Comparing different parpameters to be a plasmonic material

[Debnath]

Hello Everybody

I want to do the comparison of metals like Silver, Gold, Aluminum, Copper, Sodium and Potassium as plasmonic metals. Now, I am confused about some parameters about what they really mean.

1. what does ε(int) means? Is it better for a plasmonic material to have less ε(int)?

2. What does "Plasma Frequency of a metal in eV" means here?

3. What does ω(int) in eV means? Is it better to have more value of ω(int) in eV to be a better Plasmonic material?

4. What does dumping rate in eV means? How it effect the property of a plasmonic material?

5. What does happen if the light is incident to a plasmonic material below or more than plasmon frequency? Why this plasmon frequency is that so important?

6. In a plasmonic material, the prime target is scattering of light? Why not absorption or transmission? What will be the problem if the light will be either absorbed or transmitted?

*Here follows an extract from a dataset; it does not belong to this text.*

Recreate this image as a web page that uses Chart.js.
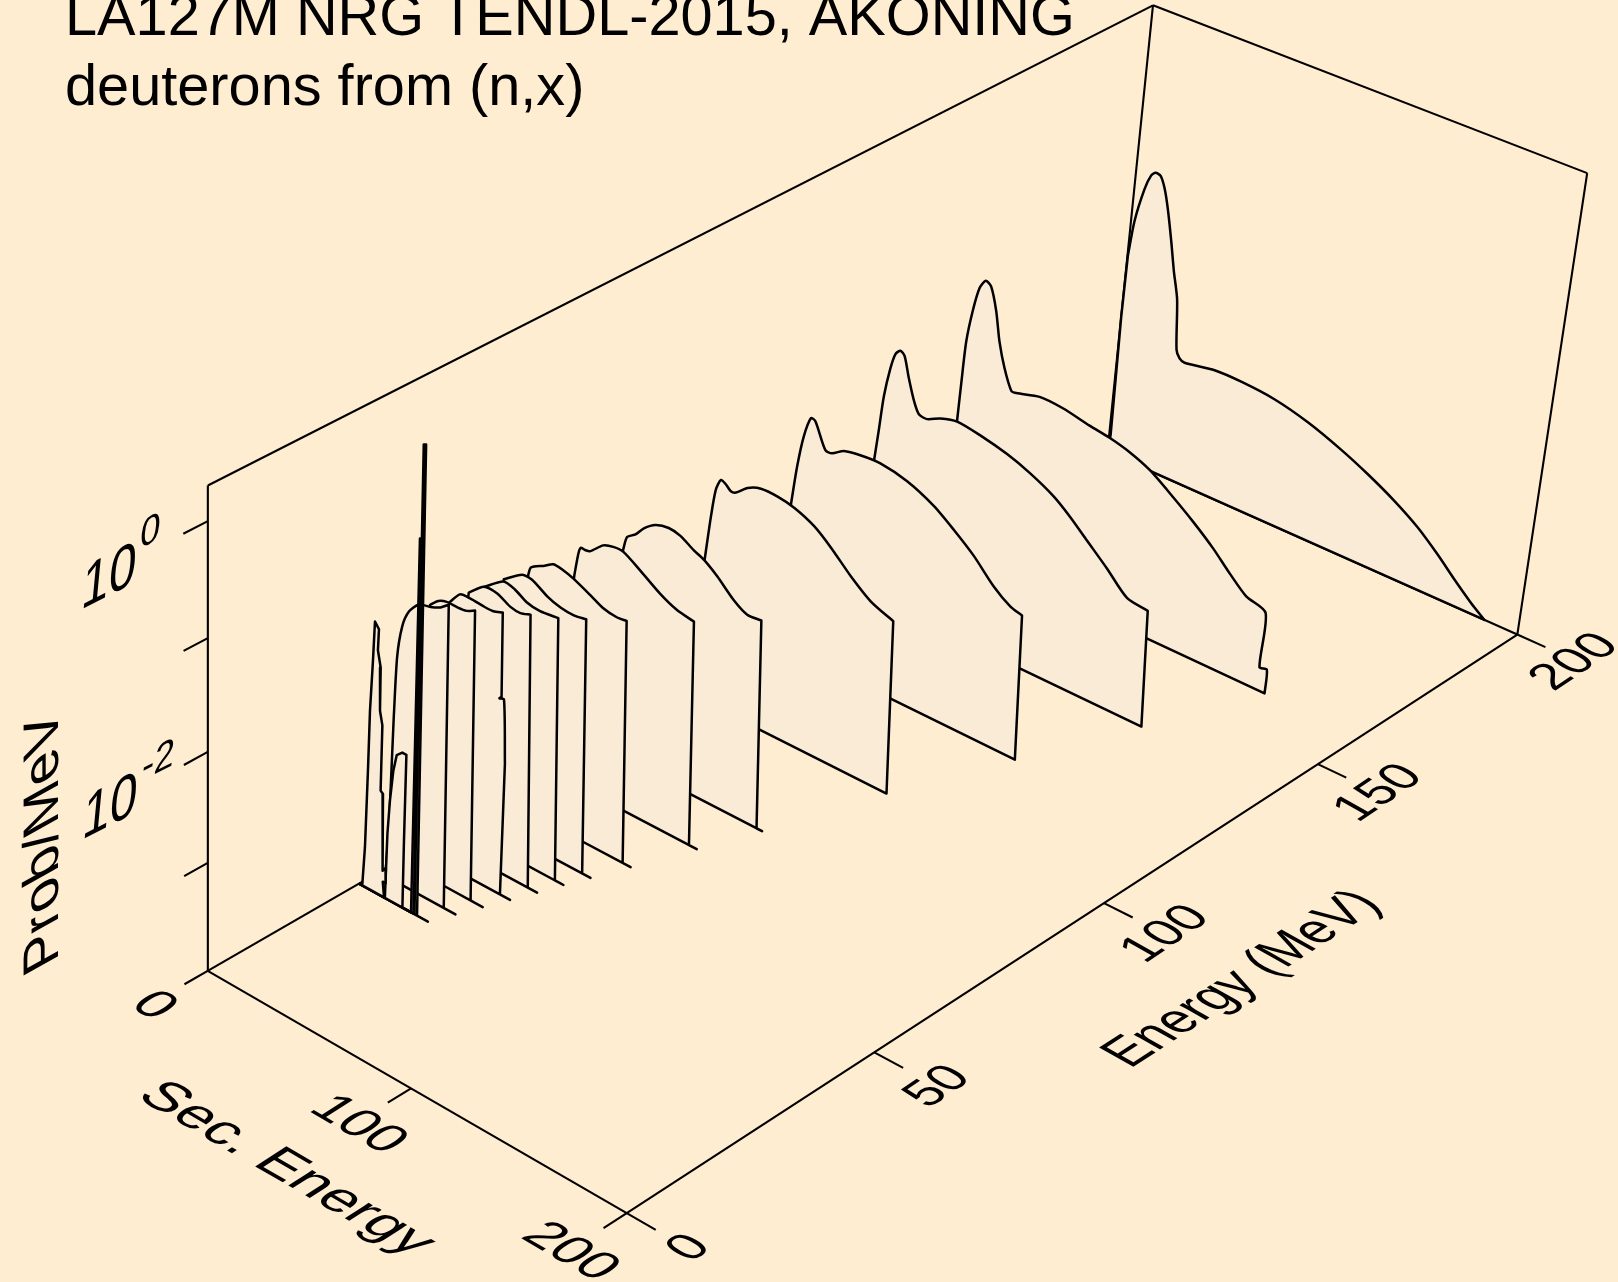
<!DOCTYPE html>
<html><head><meta charset="utf-8">
<style>html,body{margin:0;padding:0;background:#FFEDD1}canvas{display:block}</style>
<script src="https://cdn.jsdelivr.net/npm/chart.js@4/dist/chart.umd.min.js"></script></head>
<body><canvas id="c" width="1618" height="1282"></canvas>
<script>
// Incident energies (MeV)
const incident = [30,30,30,30,34,38,42,46,50,54,60,70,80,100,120,140,160,200];
// Secondary energy (MeV) and log10(Prob/MeV), one pair of arrays per incident energy
const s200=[0.7,0.0,0.2,1.7,4.9,7.4,9.3,11.9,14.4,17.0,20.2,22.9,25.9,28.2,30.1,32.7,47.3,60.4,76.8,93.5,110.2,123.8,137.4,149.4,160.0,168.9,177.8,184.7];
const p200=[-3.82,-2.66,-2.06,-1.71,-1.38,-1.23,-1.19,-1.20,-1.30,-1.48,-1.76,-2.02,-2.27,-2.74,-2.81,-2.83,-2.78,-2.78,-2.81,-2.89,-3.01,-3.13,-3.27,-3.42,-3.59,-3.75,-3.90,-4];
const s160=[0.1,0.6,1.3,3.2,5.5,8.1,10.9,14.3,17.2,20.7,24.9,27.3,38.5,49.9,63.1,72.9,82.8,92.8,104.7,114.9,125.3,134.1,142.7,152.2,152.4,155.8,156.1];
const p160=[-2.79,-2.42,-2.01,-1.70,-1.47,-1.38,-1.41,-1.61,-1.88,-2.10,-2.28,-2.28,-2.22,-2.23,-2.28,-2.31,-2.36,-2.44,-2.59,-2.73,-2.89,-3.05,-3.19,-3.26,-3.78,-3.77,-4];
const s140=[0.8,1.9,3.1,5.2,7.1,9.3,11.5,14.3,17.5,20.5,24.6,30.8,38.8,50.2,63.4,75.0,86.6,95.2,103.7,114.1,124.4,134.3,137.1];
const p140=[-2.68,-2.40,-2.07,-1.79,-1.64,-1.59,-1.62,-1.80,-1.98,-2.09,-2.10,-2.04,-2.00,-2.03,-2.09,-2.17,-2.28,-2.40,-2.54,-2.71,-2.89,-2.92,-4];
const s120=[2.6,4.3,6.5,9.4,11.6,17.3,20.6,26.1,34.0,43.7,56.8,70.0,80.1,90.3,100.6,109.0,114.6,117.5];
const p120=[-2.63,-2.27,-1.97,-1.77,-1.78,-2.00,-2.00,-1.93,-1.90,-1.89,-1.94,-2.05,-2.18,-2.33,-2.52,-2.63,-2.66,-4];
const s100=[4.4,6.2,7.8,10.0,12.5,15.0,17.5,22.9,29.2,37.3,45.4,55.3,63.8,73.9,84.0,94.9,98.1];
const p100=[-2.66,-2.25,-1.99,-1.88,-1.90,-1.94,-1.93,-1.84,-1.79,-1.79,-1.82,-1.90,-2.02,-2.19,-2.33,-2.41,-4];
const s80=[8.1,9.7,13.7,17.5,23.0,29.3,35.0,41.7,46.6,53.3,61.7,68.3,75.0,79.0,81.7];
const p80=[-2.07,-1.94,-1.88,-1.79,-1.71,-1.68,-1.70,-1.77,-1.81,-1.90,-2.04,-2.11,-2.10,-4,-4];
const s70=[7.4,8.9,9.9,12.0,14.4,20.6,25.4,30.3,38.5,48.5,56.7,65.0,68.6,72.4];
const p70=[-2.07,-1.86,-1.80,-1.80,-1.79,-1.68,-1.65,-1.65,-1.74,-1.86,-1.93,-1.96,-4,-4];
const s60=[7.9,8.9,11.8,14.9,19.7,24.5,29.5,37.7,44.2,50.7,55.4,59.1,63.0];
const p60=[-1.82,-1.75,-1.71,-1.68,-1.62,-1.63,-1.66,-1.73,-1.79,-1.81,-1.80,-4,-4];
const s54=[10.0,18.7,23.5,31.0,37.5,43.9,49.8,53.2,57.3];
const p54=[-1.70,-1.58,-1.58,-1.66,-1.70,-1.71,-1.69,-4,-4];
const s50=[9.6,19.1,24.7,30.5,37.0,45.7,49.2,53.4];
const p50=[-1.68,-1.54,-1.56,-1.62,-1.64,-1.62,-4,-4];
const s46=[12.0,19.1,25.6,32.1,36.9,41.7,45.3,49.9];
const p46=[-1.61,-1.49,-1.49,-1.55,-1.56,-1.53,-4,-4];
const s42=[11.8,17.2,22.1,28.5,33.3,37.8,38.6,37.6,39.8,41.3,41.1,46.1];
const p42=[-1.61,-1.48,-1.47,-1.48,-1.48,-1.45,-2.20,-2.22,-2.21,-2.78,-4,-4];
const s38=[12.5,16.4,20.4,25.2,30.0,34.0,36.2,42.2];
const p38=[-1.52,-1.45,-1.42,-1.42,-1.41,-1.37,-4,-4];
const s34=[3.3,4.6,5.8,6.8,8.9,11.9,16.7,22.3,27.0,30.9,32.6,38.4];
const p34=[-4,-3.55,-2.49,-1.94,-1.65,-1.49,-1.38,-1.35,-1.31,-1.25,-4,-4];
const s30d=[26.1,26.0,27.0,27.4];
const p30d=[-4,-0.62,-0.62,-4];
const s30c=[27.8,26.7,27.8,29.1,34.5];
const p30c=[-4,0.19,0.20,-4,-4];
const s30b=[13.0,13.6,14.5,15.8,17.3,20.0,22.0,21.8,21.8,26.3];
const p30b=[-4,-3.39,-3.07,-2.79,-2.63,-2.58,-2.58,-3.37,-4,-4];
const s30a=[1.6,2.6,3.4,3.8,4.8,5.4,7.4,7.1,8.6,8.7,10.0,9.8,11.0,11.5,13.2,13.2,11.8,12.6];
const p30a=[-4,-3.63,-2.88,-2.36,-1.89,-1.54,-1.59,-1.78,-1.92,-2.31,-2.43,-3.03,-3.05,-3.76,-3.72,-3.86,-3.86,-4];
const secSeries=[s30a,s30b,s30c,s30d,s34,s38,s42,s46,s50,s54,s60,s70,s80,s100,s120,s140,s160,s200];
const probSeries=[p30a,p30b,p30c,p30d,p34,p38,p42,p46,p50,p54,p60,p70,p80,p100,p120,p140,p160,p200];
// Axis ranges and ticks
const energyTicks=[0,50,100,150,200];
const secTicks=[0,100,200];
const logProbTicks=[0,-1,-2,-3];
const secTickLabels=['0','100','200'];
const energyTickLabels=['0','50','100','150','200'];
const logMin=-4, logMax=0.3, axisMax=200;
// Perspective camera of the 3-D box
const camX=[207.713,1061.474,383.337,-11.313];
const camY=[970.857,-452.932,173.201,-512.108];
const camW=[0.14605,-0.05694,-0.05507];
function project(E,S,L){
  const e=E/axisMax,s=S/axisMax,t=(L-logMin)/(logMax-logMin);
  const w=1+camW[0]*e+camW[1]*s+camW[2]*t;
  return {x:(camX[0]+camX[1]*e+camX[2]*s+camX[3]*t)/w,y:(camY[0]+camY[1]*e+camY[2]*s+camY[3]*t)/w};
}
const ds=[];
// A corner stays sharp when its point is listed twice: the spline smooths only the ridge of each curve.
function isCliff(S1,L1,S2,L2){return Math.abs(S1-S2)<5 && Math.abs(L1-L2)>0.6;}
secSeries.forEach((sec,i)=>{
  const E=incident[i],P=probSeries[i],base=project(E,0,logMin),pts=[base,base];
  sec.forEach((S,k)=>{
    const q=project(E,S,P[k]);pts.push(q);
    const sharp=k===0||P[k]===logMin||(k>0&&isCliff(sec[k-1],P[k-1],S,P[k]))||(k<sec.length-1&&isCliff(S,P[k],sec[k+1],P[k+1]));
    if(sharp)pts.push(q);
  });
  pts.push(base,base);
  ds.push({data:pts,showLine:true,pointRadius:0,borderColor:'#000',borderWidth:2.5,backgroundColor:'#FAEBD7',fill:'shape',borderJoinStyle:'round',tension:i<4?0:0.25});
});
function seg(a,b,w){ds.push({data:[project(...a),project(...b)],showLine:true,pointRadius:0,borderColor:'#000',borderWidth:w||2.1,fill:false});}
const M=axisMax;
seg([0,0,logMin],[0,0,logMax]);seg([0,0,logMax],[M,0,logMax]);seg([M,0,logMax],[M,M,logMax]);seg([M,M,logMax],[M,M,logMin]);
seg([M,0,logMax],[M,0,logMin]);seg([0,0,logMin],[M,0,logMin]);seg([M,0,logMin],[M,M,logMin]);seg([0,0,logMin],[0,M,logMin]);seg([0,M,logMin],[M,M,logMin]);
secTicks.forEach(S=>seg([0,S,logMin],[-4.5,S,logMin]));
energyTicks.forEach(E=>seg([E,M,logMin],[E,M+13,logMin]));
logProbTicks.forEach(L=>seg([0,0,L],[-4.5,0,L]));

const FONT='"Liberation Sans", Arial, sans-serif';
// [text, font px, matrix a,b,c,d, x,y]
const floorS=[0.93,0.54,-0.87,0.556], floorE=[0.81,-0.547,0.887,0.5];
const wallZ=[0.98,-0.49,-0.12,1.27], wallSup=[0.86,-0.43,-0.1,1.0];
const texts=[
 ['LA127M NRG TENDL-2015, AKONING',57.7,1,0,0,1,65,35],
 ['deuterons from (n,x)',57.7,1,0,0,1,65,105],
 ['Prob/MeV',50,0,-1.15,1.0,-0.56,57.8,961],
 ['10',50,...wallZ,80,610],
 ['0',42,...wallSup,139,549],
 ['10',50,...wallZ,81,840],
 ['-2',42,...wallSup,141,781],
 ['Sec. Energy',50,1.017,0.588,-0.907,0.583,135,1097],
 [secTickLabels[0],50,...floorS,128.6,1006],
 [secTickLabels[1],50,...floorS,307,1110],
 [secTickLabels[2],50,...floorS,519,1237],
 ['Energy (MeV)',50,0.82,-0.53,0.996,0.561,1130,1069],
 [energyTickLabels[0],50,...floorE,690.5,1262.7],
 [energyTickLabels[1],50,...floorE,928,1109],
 [energyTickLabels[2],50,...floorE,1144.5,964],
 [energyTickLabels[3],50,...floorE,1357.6,823],
 [energyTickLabels[4],50,...floorE,1553.6,692]
];
const textPlugin={id:'labels3d',afterDraw(ch){const g=ch.ctx;g.save();g.fillStyle='#000';g.textBaseline='alphabetic';g.textAlign='left';
  texts.forEach(([t,f,a,b,c,d,x,y])=>{g.save();g.font=f+'px '+FONT;g.transform(a,b,c,d,x,y);g.fillText(t,0,0);g.restore();});g.restore();}};
const bgPlugin={id:'bg',beforeDraw(ch){const g=ch.ctx;g.save();g.fillStyle='#FFEDD1';g.fillRect(0,0,ch.width,ch.height);g.restore();}};
new Chart(document.getElementById('c'),{type:'scatter',data:{datasets:ds},plugins:[bgPlugin,textPlugin],
 options:{responsive:false,animation:false,layout:{padding:0},
  plugins:{legend:{display:false},tooltip:{enabled:false},title:{display:false}},
  scales:{x:{type:'linear',display:false,min:0,max:1618},y:{type:'linear',display:false,reverse:true,min:0,max:1282}}}});
</script></body></html>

I will be very much grateful if someone can give my answers. Also, if anyone can suggest any paper or, textbook where I can get those answers, I will be really so grateful.

Thanks in advance.

 

[DrDu]

Any book on solid state theory should contain a chapter which explains most of the questions you are asking for, especially the meaning of plasma frequency, dielectric constant of a metal and its relation to the frequency of surface plasmons. Try e.g. Ashcroft and Mermin, Solid state physics.

 

[Debnath]

Thank you DrDu

But it would be great if you can tell me now, what is ω (int) in eV means? It might be connected to Interband loss of a metal. If you can let me know about how it is related to Interband loss. And which one is better plasmonic metal actually with having ω (int) 3.2 or 1.2?

Thanking you in advance

 

[DrDu]

I am not a specialist on plasmonics. I may be that ω(int) is the band gap.
Where did you find all these parameters? Are you referring to a specific article?
Would be helpful to have some background information.
I think you can't say absolutely which combination of the parameters makes a better plasmonic material. It rather depends on the frequency range you want your material to operate.